Undergraduate Honors Theses

Thesis Defended

Spring 2013

Document Type

Thesis

Department

Sociology

First Advisor

Christina Sue

Abstract

I undertook this study because, while attending college in a primarily white environment, I could not help but notice the absence of race, of difference around me. However, I did not notice an absence of racialized sentiment, even though our society proclaims to be past race. For these reasons, I wanted to explore how others people around my same age group think about and understand race today. And because much of the racialized sentiment I have been made aware of has been through the use of racial humor, I wanted to apply that lens to my study.
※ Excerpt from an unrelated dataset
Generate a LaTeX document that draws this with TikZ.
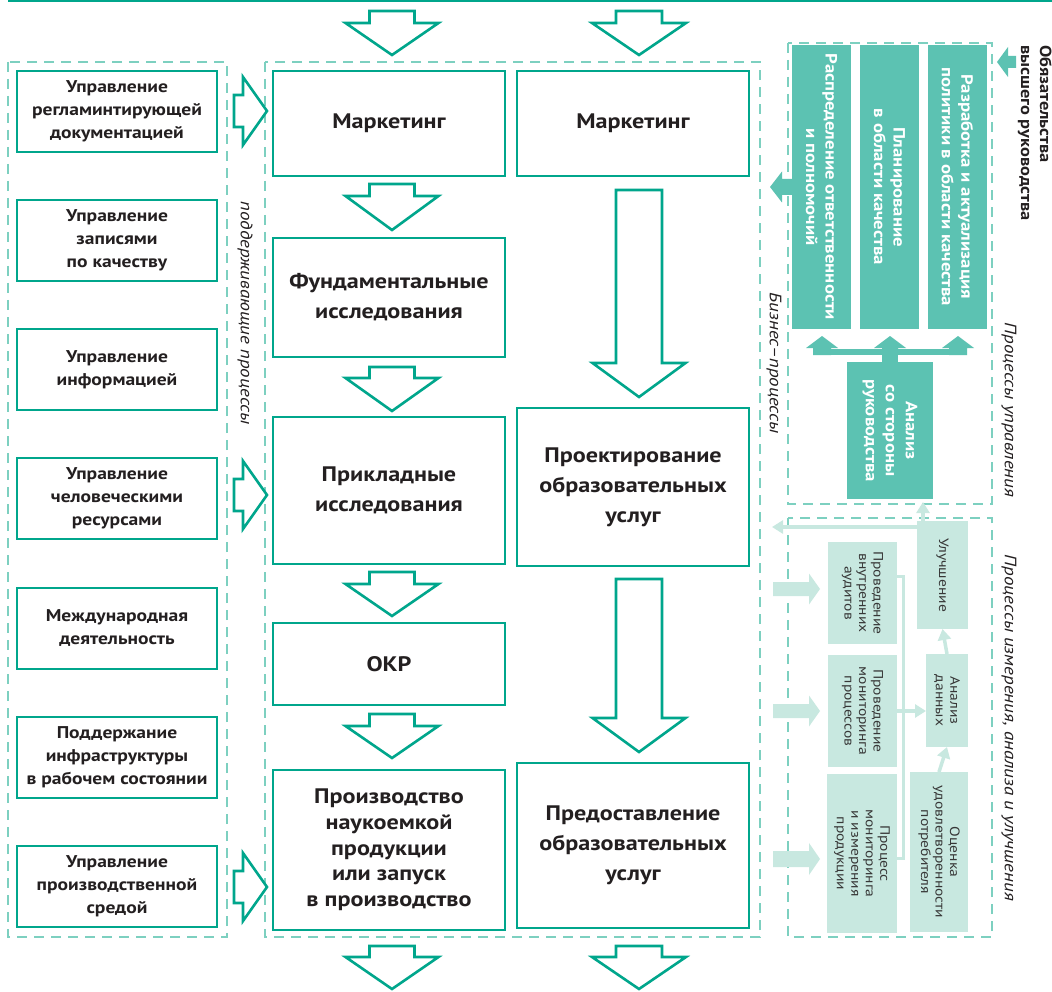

This study was conducted via two focus groups where participants were shown various racial humor clips and asked to discuss them, and afterwards, via individual interviews with each focus group participant. Through this research, I found that while the majority of participants struggled to define what crosses the line when it comes to racial humor, the white participants and participants of color differed in how they felt about and reacted to such racial humor. Due to privilege and colorblind ideology, white participants were not personally affected by the clips shown, while the participants of color were. However, the white participants did seem to realize this privilege and lack of understanding to some extent, and recognize its unfairness. These findings go against colorblind ideology because these white, privileged individuals were not blind to their privilege or to the fact that race still affects ones experiences.